Third is Jose Abreu, who’s tied for leading the American League in RBI’s. Clearly, he is getting the chance to drive in runners and doing so, so I can’t really complain here. He’s fine in the three hole, but I wouldn’t mind him batting cleanup so we can get Anderson-Moncada-Abreu all bunched up next to each other.

The cleanup spot is just the absolute worst. The cleanup hitter is one of the most important spots in the lineup, and there’s just no way that Yonder Alonso should be batting there given his current rate of production. He should be batting seventh or lower based on his current stats. Literally, anyone would be better in this spot, but to be fair the White Sox don’t have enough good hitters to have an obvious answer to the question. I’ll go with anyone-but-Alonso. Just because he’s a lefty doesn’t mean he should be batting behind Abreu, Rick.

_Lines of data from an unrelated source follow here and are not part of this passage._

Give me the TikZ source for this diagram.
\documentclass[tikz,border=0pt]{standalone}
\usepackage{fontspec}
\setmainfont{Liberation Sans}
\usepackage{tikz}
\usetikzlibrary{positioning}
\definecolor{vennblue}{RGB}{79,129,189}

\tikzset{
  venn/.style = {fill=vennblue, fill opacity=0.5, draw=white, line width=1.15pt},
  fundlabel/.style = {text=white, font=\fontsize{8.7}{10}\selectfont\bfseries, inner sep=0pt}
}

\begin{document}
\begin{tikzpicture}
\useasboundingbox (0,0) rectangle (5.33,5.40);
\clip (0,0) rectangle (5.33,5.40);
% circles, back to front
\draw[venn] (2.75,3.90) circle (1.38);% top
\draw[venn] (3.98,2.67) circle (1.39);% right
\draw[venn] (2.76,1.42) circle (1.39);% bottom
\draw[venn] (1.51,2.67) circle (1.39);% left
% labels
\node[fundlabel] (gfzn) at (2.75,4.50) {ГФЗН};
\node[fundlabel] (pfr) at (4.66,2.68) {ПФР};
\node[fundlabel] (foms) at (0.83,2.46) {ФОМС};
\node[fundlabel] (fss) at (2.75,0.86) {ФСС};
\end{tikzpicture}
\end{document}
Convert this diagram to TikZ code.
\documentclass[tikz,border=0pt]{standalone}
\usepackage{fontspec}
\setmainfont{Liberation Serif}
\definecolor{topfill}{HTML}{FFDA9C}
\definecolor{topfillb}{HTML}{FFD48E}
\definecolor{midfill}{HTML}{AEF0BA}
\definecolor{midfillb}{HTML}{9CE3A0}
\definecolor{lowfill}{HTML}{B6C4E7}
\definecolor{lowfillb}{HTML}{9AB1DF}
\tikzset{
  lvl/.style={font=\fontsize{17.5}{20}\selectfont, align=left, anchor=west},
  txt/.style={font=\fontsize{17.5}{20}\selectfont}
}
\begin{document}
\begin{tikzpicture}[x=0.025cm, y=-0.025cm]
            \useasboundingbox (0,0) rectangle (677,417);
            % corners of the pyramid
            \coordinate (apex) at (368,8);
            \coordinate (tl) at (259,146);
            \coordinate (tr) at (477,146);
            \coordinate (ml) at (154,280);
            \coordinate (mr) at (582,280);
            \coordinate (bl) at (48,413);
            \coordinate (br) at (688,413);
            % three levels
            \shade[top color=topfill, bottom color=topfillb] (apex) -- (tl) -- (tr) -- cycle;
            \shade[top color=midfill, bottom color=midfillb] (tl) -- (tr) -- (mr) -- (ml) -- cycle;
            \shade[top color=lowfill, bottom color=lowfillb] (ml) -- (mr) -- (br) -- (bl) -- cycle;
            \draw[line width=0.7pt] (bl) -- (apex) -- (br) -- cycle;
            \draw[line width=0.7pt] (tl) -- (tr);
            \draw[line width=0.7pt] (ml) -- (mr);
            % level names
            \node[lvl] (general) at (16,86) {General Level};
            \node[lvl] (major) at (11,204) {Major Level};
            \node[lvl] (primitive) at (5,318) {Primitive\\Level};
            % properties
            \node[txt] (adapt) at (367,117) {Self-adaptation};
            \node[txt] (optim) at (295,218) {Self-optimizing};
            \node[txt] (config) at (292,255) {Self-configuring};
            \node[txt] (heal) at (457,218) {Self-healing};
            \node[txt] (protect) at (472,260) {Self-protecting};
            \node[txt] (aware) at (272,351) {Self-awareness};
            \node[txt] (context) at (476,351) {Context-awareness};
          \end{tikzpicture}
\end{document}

In the five-hole, we have Castillo followed by Charlie Tilson. Typically, these spots are reserved for guys with power, and I’m not sure how they fit that description. To be fair, some evidence suggests that your six through nine hitters should go in order of descending speed, and Tilson is pretty fast. I’d rather use him in the lead-off spot, or put him ninth and use him as a sort of second lead-off man.

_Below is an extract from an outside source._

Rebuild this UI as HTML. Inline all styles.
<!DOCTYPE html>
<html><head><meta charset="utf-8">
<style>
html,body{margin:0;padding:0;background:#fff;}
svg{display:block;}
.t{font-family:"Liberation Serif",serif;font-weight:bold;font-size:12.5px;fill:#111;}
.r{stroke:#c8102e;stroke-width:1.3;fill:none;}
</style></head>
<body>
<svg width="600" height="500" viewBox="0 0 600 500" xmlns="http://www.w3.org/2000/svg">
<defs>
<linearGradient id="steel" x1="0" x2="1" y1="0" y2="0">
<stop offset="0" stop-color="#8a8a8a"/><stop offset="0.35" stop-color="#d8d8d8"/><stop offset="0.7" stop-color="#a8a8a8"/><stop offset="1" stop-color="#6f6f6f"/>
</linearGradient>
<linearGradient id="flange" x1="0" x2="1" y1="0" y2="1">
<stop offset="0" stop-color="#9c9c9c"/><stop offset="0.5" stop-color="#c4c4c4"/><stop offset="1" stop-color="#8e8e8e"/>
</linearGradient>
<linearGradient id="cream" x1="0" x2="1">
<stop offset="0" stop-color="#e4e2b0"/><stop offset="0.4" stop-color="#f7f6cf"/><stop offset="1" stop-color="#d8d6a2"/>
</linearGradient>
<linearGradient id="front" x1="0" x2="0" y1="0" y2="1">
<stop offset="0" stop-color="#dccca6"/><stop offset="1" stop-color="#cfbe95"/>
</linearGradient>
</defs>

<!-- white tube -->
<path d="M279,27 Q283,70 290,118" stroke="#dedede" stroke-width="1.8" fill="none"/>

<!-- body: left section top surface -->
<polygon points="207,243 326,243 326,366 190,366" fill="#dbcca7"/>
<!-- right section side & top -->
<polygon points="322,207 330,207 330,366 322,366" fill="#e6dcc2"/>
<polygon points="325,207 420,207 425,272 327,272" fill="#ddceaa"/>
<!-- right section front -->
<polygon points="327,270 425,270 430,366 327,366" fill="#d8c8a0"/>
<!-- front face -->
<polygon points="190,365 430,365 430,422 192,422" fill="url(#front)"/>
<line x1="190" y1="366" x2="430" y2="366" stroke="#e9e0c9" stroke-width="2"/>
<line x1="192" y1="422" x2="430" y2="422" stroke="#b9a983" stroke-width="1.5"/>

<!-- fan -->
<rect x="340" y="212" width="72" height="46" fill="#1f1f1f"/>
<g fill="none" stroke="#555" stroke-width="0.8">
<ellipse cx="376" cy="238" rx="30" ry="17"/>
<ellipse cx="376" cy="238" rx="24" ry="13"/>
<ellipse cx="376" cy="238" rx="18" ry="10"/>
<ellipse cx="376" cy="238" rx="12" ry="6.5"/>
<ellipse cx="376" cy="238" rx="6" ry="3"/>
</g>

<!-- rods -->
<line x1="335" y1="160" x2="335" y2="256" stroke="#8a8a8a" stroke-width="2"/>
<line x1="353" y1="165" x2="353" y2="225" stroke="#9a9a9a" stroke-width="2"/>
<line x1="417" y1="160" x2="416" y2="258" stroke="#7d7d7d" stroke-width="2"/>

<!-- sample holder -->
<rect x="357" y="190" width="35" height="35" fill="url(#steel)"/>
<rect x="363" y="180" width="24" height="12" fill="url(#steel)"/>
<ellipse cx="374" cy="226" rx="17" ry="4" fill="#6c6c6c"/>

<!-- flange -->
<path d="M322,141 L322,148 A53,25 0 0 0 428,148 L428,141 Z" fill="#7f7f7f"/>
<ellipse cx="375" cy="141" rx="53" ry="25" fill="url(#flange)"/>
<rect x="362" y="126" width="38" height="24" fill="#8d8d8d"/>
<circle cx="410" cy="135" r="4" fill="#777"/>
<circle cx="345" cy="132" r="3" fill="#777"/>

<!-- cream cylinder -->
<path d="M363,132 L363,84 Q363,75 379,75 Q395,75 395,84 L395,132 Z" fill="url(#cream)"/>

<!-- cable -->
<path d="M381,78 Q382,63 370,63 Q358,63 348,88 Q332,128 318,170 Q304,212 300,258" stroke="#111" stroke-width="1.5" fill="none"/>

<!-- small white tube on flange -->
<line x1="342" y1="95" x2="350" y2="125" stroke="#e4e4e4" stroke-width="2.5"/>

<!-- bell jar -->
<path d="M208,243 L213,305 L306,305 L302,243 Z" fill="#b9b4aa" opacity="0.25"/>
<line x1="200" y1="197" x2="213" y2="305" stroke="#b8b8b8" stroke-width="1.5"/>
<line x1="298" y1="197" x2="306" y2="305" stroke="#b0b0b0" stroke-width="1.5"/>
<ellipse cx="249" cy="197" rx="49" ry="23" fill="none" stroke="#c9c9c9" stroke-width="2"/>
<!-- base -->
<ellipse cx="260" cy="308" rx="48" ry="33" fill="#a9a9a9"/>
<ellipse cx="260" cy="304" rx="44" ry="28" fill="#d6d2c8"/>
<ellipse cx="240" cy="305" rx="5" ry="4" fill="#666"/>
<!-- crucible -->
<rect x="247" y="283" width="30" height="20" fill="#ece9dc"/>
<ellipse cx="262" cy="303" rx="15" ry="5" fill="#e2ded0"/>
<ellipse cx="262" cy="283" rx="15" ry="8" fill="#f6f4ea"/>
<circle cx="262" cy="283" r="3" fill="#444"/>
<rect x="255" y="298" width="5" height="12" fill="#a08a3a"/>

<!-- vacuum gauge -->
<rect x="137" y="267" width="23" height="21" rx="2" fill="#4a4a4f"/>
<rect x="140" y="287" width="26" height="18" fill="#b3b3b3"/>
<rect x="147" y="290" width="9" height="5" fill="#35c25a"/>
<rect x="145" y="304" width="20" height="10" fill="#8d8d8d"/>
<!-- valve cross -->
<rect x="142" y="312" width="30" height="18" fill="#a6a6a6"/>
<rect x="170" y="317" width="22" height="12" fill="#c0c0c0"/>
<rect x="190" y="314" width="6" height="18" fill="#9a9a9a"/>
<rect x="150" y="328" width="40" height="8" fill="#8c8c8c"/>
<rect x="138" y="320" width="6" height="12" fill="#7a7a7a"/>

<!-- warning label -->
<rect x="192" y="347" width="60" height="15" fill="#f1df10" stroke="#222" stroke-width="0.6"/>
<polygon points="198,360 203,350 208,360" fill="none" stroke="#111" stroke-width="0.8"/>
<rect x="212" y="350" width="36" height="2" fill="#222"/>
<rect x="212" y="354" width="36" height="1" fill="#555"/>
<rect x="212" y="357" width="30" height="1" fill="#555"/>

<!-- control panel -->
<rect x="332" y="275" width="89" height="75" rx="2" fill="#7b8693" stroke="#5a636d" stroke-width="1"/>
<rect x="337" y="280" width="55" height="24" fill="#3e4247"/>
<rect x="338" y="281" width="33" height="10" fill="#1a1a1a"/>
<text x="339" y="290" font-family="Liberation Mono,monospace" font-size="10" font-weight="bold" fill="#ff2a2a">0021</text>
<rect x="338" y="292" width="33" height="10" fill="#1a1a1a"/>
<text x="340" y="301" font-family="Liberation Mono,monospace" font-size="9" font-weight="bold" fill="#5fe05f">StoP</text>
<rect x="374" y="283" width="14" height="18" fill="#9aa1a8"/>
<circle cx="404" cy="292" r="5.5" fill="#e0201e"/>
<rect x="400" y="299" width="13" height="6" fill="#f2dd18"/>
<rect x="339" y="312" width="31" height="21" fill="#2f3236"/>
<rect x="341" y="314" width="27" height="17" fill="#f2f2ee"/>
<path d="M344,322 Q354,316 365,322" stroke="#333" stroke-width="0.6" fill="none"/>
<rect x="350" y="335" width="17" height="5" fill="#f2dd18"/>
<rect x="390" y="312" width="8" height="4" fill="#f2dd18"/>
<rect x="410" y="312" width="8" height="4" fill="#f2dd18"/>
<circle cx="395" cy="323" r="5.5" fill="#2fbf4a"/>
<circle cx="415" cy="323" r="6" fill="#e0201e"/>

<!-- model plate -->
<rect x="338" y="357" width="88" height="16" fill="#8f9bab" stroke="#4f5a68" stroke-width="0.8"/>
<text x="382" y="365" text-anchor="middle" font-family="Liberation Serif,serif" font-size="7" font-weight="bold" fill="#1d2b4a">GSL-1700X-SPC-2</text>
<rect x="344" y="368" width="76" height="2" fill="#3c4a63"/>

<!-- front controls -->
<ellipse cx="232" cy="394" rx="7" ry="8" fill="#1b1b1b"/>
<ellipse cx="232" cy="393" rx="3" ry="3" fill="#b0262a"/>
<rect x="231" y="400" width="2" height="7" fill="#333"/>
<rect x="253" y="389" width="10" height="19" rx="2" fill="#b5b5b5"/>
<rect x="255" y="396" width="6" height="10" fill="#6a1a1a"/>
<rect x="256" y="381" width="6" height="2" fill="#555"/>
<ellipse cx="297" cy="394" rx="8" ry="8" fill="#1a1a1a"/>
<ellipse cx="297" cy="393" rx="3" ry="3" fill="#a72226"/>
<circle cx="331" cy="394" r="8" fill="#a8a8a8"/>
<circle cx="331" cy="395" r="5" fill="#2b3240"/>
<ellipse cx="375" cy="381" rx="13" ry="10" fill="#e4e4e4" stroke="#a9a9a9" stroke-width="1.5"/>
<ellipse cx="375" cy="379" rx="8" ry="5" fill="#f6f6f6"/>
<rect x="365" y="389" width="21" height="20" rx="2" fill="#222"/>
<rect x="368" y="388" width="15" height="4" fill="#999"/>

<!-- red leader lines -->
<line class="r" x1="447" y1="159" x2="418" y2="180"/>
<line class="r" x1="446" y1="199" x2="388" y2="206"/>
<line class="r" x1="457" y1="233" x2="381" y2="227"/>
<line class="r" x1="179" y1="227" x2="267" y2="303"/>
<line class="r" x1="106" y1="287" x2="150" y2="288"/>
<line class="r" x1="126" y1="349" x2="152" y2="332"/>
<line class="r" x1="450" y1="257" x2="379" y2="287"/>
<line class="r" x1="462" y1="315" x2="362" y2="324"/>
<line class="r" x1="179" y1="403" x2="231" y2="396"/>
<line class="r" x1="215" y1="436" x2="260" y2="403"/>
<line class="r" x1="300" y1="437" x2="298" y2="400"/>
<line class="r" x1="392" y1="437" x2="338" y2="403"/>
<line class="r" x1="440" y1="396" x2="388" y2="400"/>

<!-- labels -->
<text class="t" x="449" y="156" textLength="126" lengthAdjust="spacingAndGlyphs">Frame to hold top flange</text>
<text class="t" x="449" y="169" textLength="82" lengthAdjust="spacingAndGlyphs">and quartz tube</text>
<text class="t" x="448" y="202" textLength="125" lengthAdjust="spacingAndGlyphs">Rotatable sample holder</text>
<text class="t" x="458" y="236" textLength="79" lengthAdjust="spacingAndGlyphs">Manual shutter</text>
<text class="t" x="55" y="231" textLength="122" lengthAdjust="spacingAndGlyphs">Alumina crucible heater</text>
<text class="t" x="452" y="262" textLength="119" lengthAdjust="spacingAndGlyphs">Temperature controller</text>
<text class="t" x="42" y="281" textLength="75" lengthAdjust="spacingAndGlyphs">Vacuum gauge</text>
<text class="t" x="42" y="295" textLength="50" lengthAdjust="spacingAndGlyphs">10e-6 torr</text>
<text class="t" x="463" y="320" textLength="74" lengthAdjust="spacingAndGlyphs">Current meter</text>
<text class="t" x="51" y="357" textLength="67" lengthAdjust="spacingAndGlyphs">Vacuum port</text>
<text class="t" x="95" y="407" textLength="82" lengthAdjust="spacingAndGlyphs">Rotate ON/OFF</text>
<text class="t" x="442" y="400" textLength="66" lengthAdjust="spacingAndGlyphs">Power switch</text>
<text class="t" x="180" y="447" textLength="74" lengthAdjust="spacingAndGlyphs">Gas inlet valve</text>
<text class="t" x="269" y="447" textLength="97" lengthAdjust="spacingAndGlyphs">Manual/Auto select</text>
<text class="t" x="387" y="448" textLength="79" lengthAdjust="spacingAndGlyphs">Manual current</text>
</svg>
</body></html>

Seventh is Anderson, which makes no sense other than that he wears no. 7, and players used to be given a number based on their batting order position. Even if he is in a slump, there’s no way that Anderson should be batting lower than fifth or sixth in this lineup, he’s too important to this team for now and the future.

There’s no way that the 2019 White Sox lineup is good enough that the American League Player of the Month for April should be batting seventh. This is inexcusable. Renteria’s justification? “He was doing pretty good when we batted him there early this season”. So does this mean if the Sox call up Luis Robert and bat him in eighth or ninth and he hits well, they should keep him there? Explain that logic. That he was doing well (and his stats are still good), means he should be moved up in this sub-par lineup to get as many at-bats as possible.